As phones got faster, the situation improved, until a larger screen was added, which brought things back down again as the CPU burns to keep up. The milliseconds latency here and the stuttering FPS there decreases the usability significantly in my opinion.
I think that there is a group of users who don't notice these latency and animation issues. But I do, and I think many users still unconsciously attribute their dislike for Android to these issues. (example: my brother in law, used several Android Froyo phones extensively before settling on a BlackBerry because it felt "faster".)
My EVO 4G gets about 24 hours battery life, with moderate usage during the day. (But again, this is because I don't use HTC's build. With their build, the battery life is barely long enough to boot the phone.)
Responsiveness and framerate-wise, even a simple cursory examination will tell you: WP7 and iOS run laps around poor old Android. I got to play with a Nexus S recently, and the responsiveness is greatly improved over Froyo on N1... but is still noticeably less smooth than either Apple or MS's platforms.
It's an odd day when MS's UX is more polished than somebody else's...
One area where Android's lacklustre performance really hurts usability is diving into menus. iPhone came up with the novel idea of sliding menus - a simple animation that communicates a lot of context to the user (A belongs under B triggers modal window C, all based solely on the direction of the swipe animation). On Froyo+N1 this animation is jerky enough, frequently enough, that this relationship can easily be missed, resulting in more user confusion and worse UI comprehension overall.
Google needs to realize that we are in the year 2011, not 1995. "UI design" is no longer about placing the right buttons in the right places, and animation is often now the defining line between an easily comprehensible user experience and an obtuse one. IMHO graphics/animation performance is the #1 obstacle in Android's way, and the main advantage everyone else seems to have on it (and it's a huge advantage).
When I use a 2.2 phone, my impression is one of annoyance. I don't know if my touches will be detected, and even if they are, I don't know how long I'll have to wait for the phone to respond. Heck, I enjoy using WP7 phones more than Android because of the performance, despite the fact that WP7 is significantly less featureful than Android! Navigating WP7 is a pleasure, and it never feels like the phone stands in your way. I have yet to get this feeling from Android.
Also, is it really fair to compare the N1, a phone that's over a year old, to brand-new WP7 phones?
I don't have any problems with responsiveness or battery life.

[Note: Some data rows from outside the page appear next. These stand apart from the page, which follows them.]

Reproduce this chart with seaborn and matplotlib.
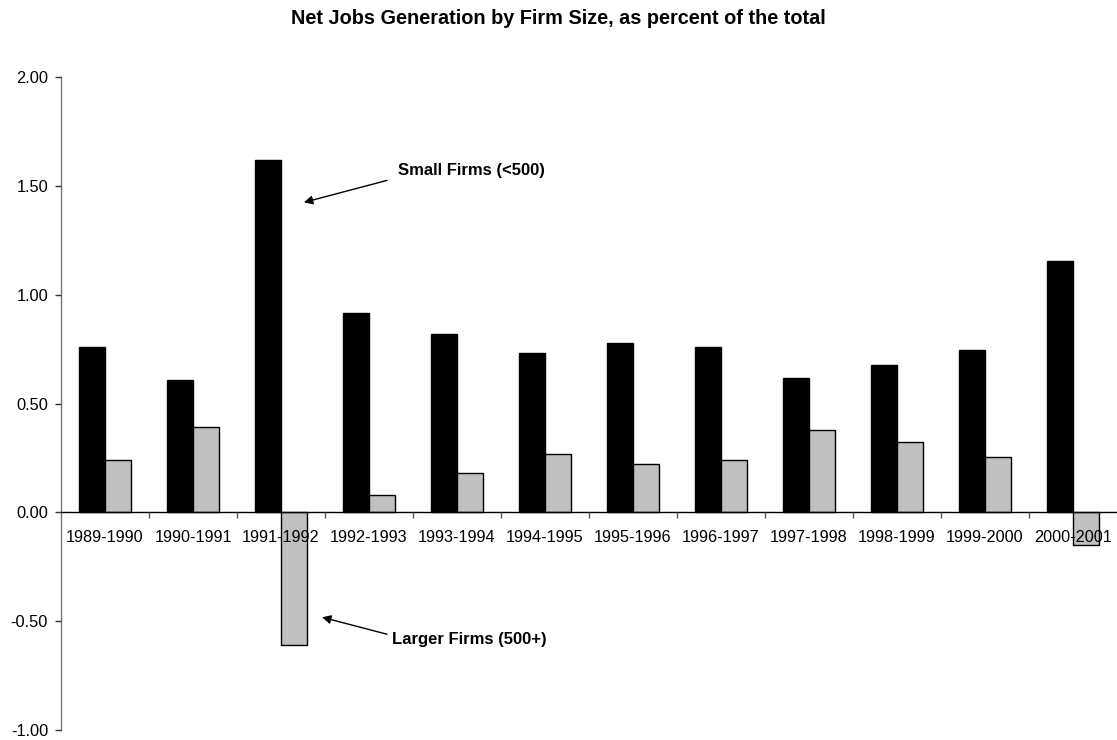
import pandas as pd
import numpy as np
import seaborn as sns
import matplotlib.pyplot as plt
from matplotlib.ticker import FixedLocator, FormatStrFormatter

# Veriler
periods = ["1989-1990", "1990-1991", "1991-1992", "1992-1993", "1993-1994", "1994-1995",
           "1995-1996", "1996-1997", "1997-1998", "1998-1999", "1999-2000", "2000-2001"]
small_firms = [0.76, 0.61, 1.62, 0.915, 0.82, 0.73, 0.78, 0.76, 0.615, 0.675, 0.745, 1.155]
large_firms = [0.24, 0.39, -0.61, 0.08, 0.18, 0.27, 0.22, 0.24, 0.38, 0.325, 0.255, -0.15]
groups = ["Small Firms (<500)", "Larger Firms (500+)"]

df = pd.DataFrame({
    "period": periods * 2,
    "value": small_firms + large_firms,
    "size": [groups[0]] * len(periods) + [groups[1]] * len(periods),
})

sns.set_style("white")
plt.rcParams["font.family"] = ["Liberation Sans", "DejaVu Sans"]
plt.rcParams["text.color"] = "black"
plt.rcParams["xtick.color"] = "black"
plt.rcParams["ytick.color"] = "black"

fig = plt.figure(figsize=(11.17, 7.40), dpi=100)
ax = fig.add_axes([61 / 1117, 1 - 730 / 740, 1056 / 1117, 653 / 740])

sns.barplot(data=df, x="period", y="value", hue="size", order=periods, hue_order=groups,
            palette=["black", "#c0c0c0"], width=0.6, edgecolor="black", linewidth=1,
            legend=False, ax=ax)

ax.set_xlim(-0.5, len(periods) - 0.5)
ax.set_ylim(-1, 2)
ax.set_yticks(np.arange(-1, 2.01, 0.5))
ax.yaxis.set_major_formatter(FormatStrFormatter("%.2f"))
ax.set_xlabel("")
ax.set_ylabel("")
ax.set_axisbelow(False)  # yazılar çubukların üstünde kalsın

# eksen çizgileri
for s in ["top", "right"]:
    ax.spines[s].set_visible(False)
ax.spines["bottom"].set_position(("data", 0))
ax.spines["bottom"].set_color("black")
ax.spines["bottom"].set_linewidth(1)
ax.spines["left"].set_color("#777777")
ax.spines["left"].set_linewidth(1)

# seaborn "white" stili tick çizgilerini kapatıyor, geri açıyoruz
ax.tick_params(axis="y", which="major", left=True, direction="out", length=4.3, width=1,
               color="#333333", labelsize=11.8, pad=5)
ax.tick_params(axis="x", which="major", bottom=False, length=0, labelsize=11.7, pad=13)
ax.xaxis.set_minor_locator(FixedLocator(np.arange(0.5, len(periods) - 0.5, 1)))
ax.tick_params(axis="x", which="minor", bottom=True, direction="out", length=4, width=1,
               color="#555555")

fig.suptitle("Net Jobs Generation by Firm Size, as percent of the total",
             fontsize=14.3, fontweight="bold", y=1 - 18 / 740, va="center")

# etiketler ve oklar
arrow = dict(arrowstyle="-|>", color="black", lw=1, mutation_scale=13, shrinkA=0, shrinkB=0)
ax.annotate("", xy=(2.26, 1.424), xytext=(3.205, 1.525), arrowprops=arrow)
ax.text(3.33, 1.571, groups[0], fontsize=12, fontweight="bold", va="center", ha="left")
ax.annotate("", xy=(2.466, -0.482), xytext=(3.205, -0.560), arrowprops=arrow)
ax.text(3.26, -0.583, groups[1], fontsize=12, fontweight="bold", va="center", ha="left")

plt.savefig("out.png", dpi=100)
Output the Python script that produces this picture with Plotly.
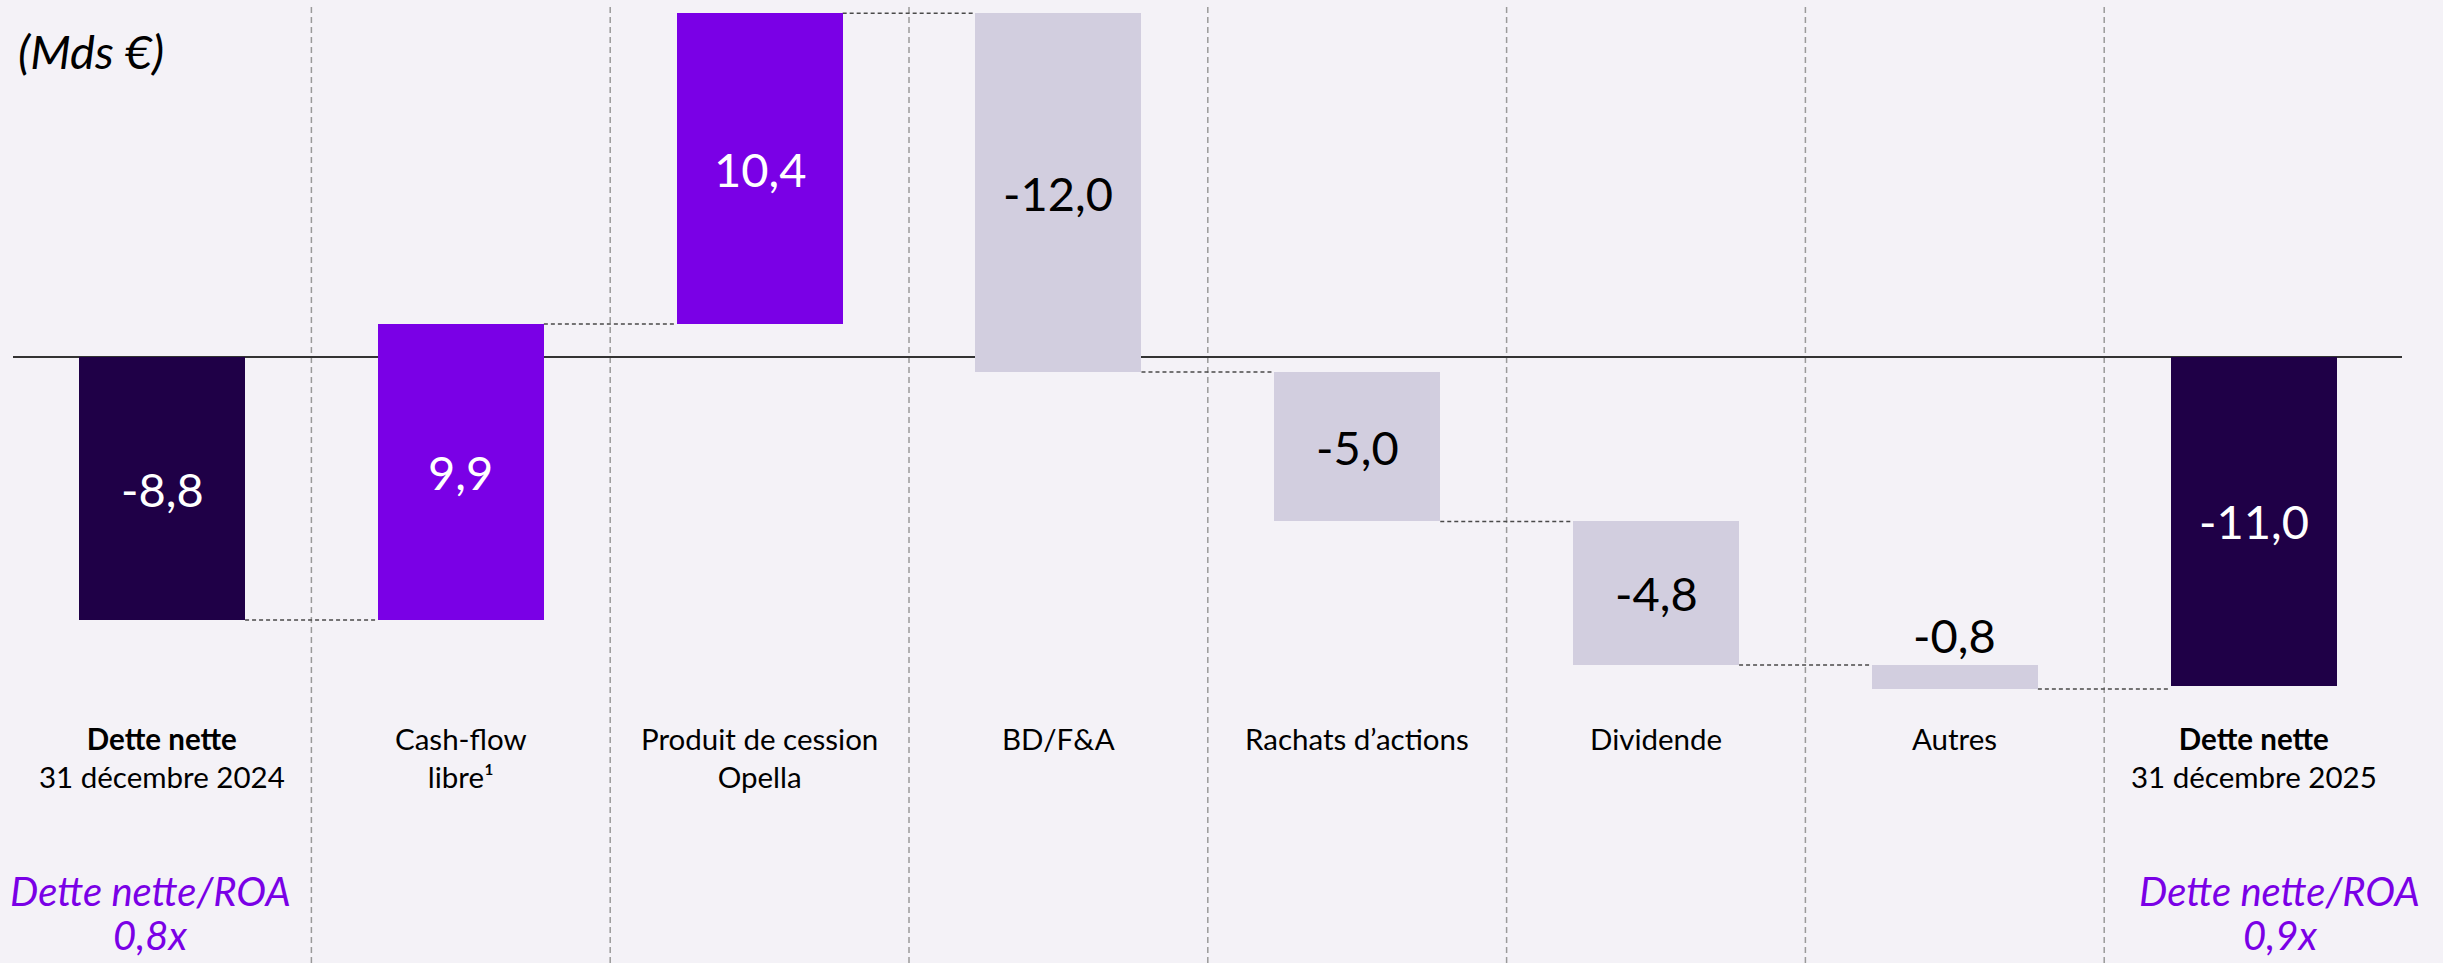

As for battery life, it depends entirely on where you live. I experimented on it for months before finally figuring out that well over 50% of the power draw on the system is the data network (mobile network option when you hold down power). If you have it on when you have really weak/no reception, the phone will burn through the full battery in about 4 hours and it's pretty simple to lose 20% battery in 15 minutes. If you always have a decent connection, your battery life will be fine, if you happen to live in a place where you have holes in your coverage (e.g. NYC urban canyons), battery life is terrible.
After realizing that, I set up a set of Locale rules to shut down the network when I'm on the wireless network at home/work and to shut it down when I lose signal. Combined with the undervolted kernel, I normally get 48 hours on a charge for my normal use (~350MB/mo).
Google has done a lot of cool stuff for developers in the last few iterations of Android. The NDK has evolved into something quite decent, definitely good enough for writing games now. But responsiveness is the major user experience issue that they've completely failed to address.